Book 5. The Light Pirate by Lily Brooks-Dalton, 2022. Published by Grand Central Publishing of New York.

This is the only book out of the five that I’ll recommend. I might’ve mentioned before on this blog that the climate change apocalypse, and its associated nightmare horsemen are my Sword of Damocles, and that the thread the sword is hanging by is wearing mighty thin and frayed.

The Light Pirate is set in the near-future and describes how the Florida coast is being engulfed the sea. It’s a blow-by-blow account of the way one family dies and adapts and is taken and finally evolves for a new existence. Ninety percent stark dark reality and ten percent luminous hope.

This is a book I would like to own. Read the good bits every now and then. This story speaks for everywhere there is low ground by the sea.

Book 6. Downward to the Earth by Robert Silverberg, 1969. First serialized in Galaxy Magazine it was published in 2015 by Gollancz in their SF Masterworks.

Although I’ve been reading science fiction since I was about 13, and Robert Silverberg has written hundreds of stories, I haven’t read all that many. Scanning through the titles in the front, I see only one that I own. Most don’t ring a bell. This little classic is said to … “blend mysticism, worldbuilding and literary references in an inventive mix …” from the backcover.

It’s probably about 60 thousand words, a common size in the 1970s, with a single storyline, the journey of the main character, Gundersen, returning to the planet after a ten year absence, out of guilt and needing to do penance for his mistreatment of the native species.

When I read old science fiction I’m forever fielding echoes. In this book I was reminded of some of Oscar Scott Card’s work. Comparing the dates of Silverberg’s and Card’s work, I think probably Card got his idea of the melding of the two species from Silverberg. Although, they could both have got the idea from Earth’s own panoply of creatures. Most insects, for example, have vastly different life-stages.

    Book 7. Iron in the Soul by Jean-Paul Satre, 1949. This edition translated by Gerald Hopkins and published by Penguin Classics, 2002.

    Despite that there was plenty of Jean-Paul Satre around when I was a young student, I was never tempted to read him then. Now I thought, browsing along the shelves at Carindale Library, why would Penguin choose to republish him as one of their classics if there wasn’t something to him?

    I read a few pages in the middle—that’s the way I test books for readability—and thought it might be interesting. A whole other viewpoint about the Second World War, this one from the POV of the rank and file of the French Army.
    Thousands were taken to Germany and, I read just now, more than ten thousand French soldiers fought alongside the Germans. I wonder if they were given a choice, fight for us or we shove you in a work camp? https://en.wikipedia.org/wiki/France_during_World_War_II

      Book 8. Wolf Girl: Into the Wild by Anh Do, 2019 with illustrations by Jeremy Ley, 2019. Published by Allen & Unwin.

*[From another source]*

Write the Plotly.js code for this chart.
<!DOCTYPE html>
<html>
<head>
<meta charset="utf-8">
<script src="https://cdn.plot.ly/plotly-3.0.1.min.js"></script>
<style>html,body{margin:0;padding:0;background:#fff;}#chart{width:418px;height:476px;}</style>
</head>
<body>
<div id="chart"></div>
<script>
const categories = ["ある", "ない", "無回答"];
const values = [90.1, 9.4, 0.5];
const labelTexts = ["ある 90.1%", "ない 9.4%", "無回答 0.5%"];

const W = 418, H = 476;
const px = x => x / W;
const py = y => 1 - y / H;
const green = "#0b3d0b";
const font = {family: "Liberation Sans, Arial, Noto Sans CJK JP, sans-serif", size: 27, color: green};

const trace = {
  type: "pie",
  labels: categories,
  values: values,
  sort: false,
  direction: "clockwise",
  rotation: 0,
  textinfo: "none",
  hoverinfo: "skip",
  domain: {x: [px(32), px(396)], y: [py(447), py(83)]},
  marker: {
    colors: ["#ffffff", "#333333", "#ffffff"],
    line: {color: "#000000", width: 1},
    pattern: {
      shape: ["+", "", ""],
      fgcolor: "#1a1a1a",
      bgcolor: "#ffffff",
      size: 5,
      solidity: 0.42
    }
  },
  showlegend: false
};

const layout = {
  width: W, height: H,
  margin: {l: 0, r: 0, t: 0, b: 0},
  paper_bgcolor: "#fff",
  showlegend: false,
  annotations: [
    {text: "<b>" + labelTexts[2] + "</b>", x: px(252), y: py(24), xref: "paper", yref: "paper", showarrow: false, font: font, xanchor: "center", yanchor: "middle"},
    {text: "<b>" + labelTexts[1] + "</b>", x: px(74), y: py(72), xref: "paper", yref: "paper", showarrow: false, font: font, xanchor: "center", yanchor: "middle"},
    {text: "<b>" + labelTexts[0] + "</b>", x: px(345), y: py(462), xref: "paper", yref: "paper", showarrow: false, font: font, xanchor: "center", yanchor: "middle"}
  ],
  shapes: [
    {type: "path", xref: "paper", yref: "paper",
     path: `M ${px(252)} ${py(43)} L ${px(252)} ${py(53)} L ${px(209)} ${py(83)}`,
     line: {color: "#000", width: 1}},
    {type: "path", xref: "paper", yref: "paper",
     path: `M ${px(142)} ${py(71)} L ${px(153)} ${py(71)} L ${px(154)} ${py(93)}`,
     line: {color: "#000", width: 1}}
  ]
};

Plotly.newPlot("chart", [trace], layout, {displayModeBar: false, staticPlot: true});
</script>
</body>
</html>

      Seriously, was a bit of light relief, I zipped through this in about an hour. A story aimed at 8-10 year olds that my grandson lent me. I was interested to read how Anh Do, serious artist, translates into Anh Do, children’s author. His style reminds me of Enid Blyton’s.

      There are about a dozen installments. A money-spinner, if you ask me. And yet, Enid Blyton’s vast output was great for struggling readers, giving them lots and lots of practice of the plain vocabulary that they needed to become good readers. So perhaps this is the place for Anh Do’s output in Australia.

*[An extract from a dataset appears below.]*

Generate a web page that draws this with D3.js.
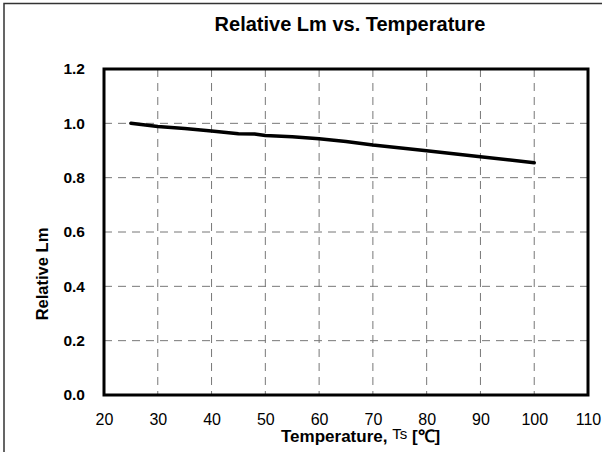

        Book 9. The Woods by Harlan Coben, 2007. Published by Orion Books.

        Returning a bunch of books to the in-house library in the community center, I picked up The Woods because Coben wrote it and I hadn’t read it yet. Pure indulgence. A fast forgettable read. Suspense? Of course. All the t’s crossed and the dots dotted? Yes. “The modern master of hook and twist,” says Dan Brown on the front cover. (Wonder what he got or did to get his name on someone else’s front cover?)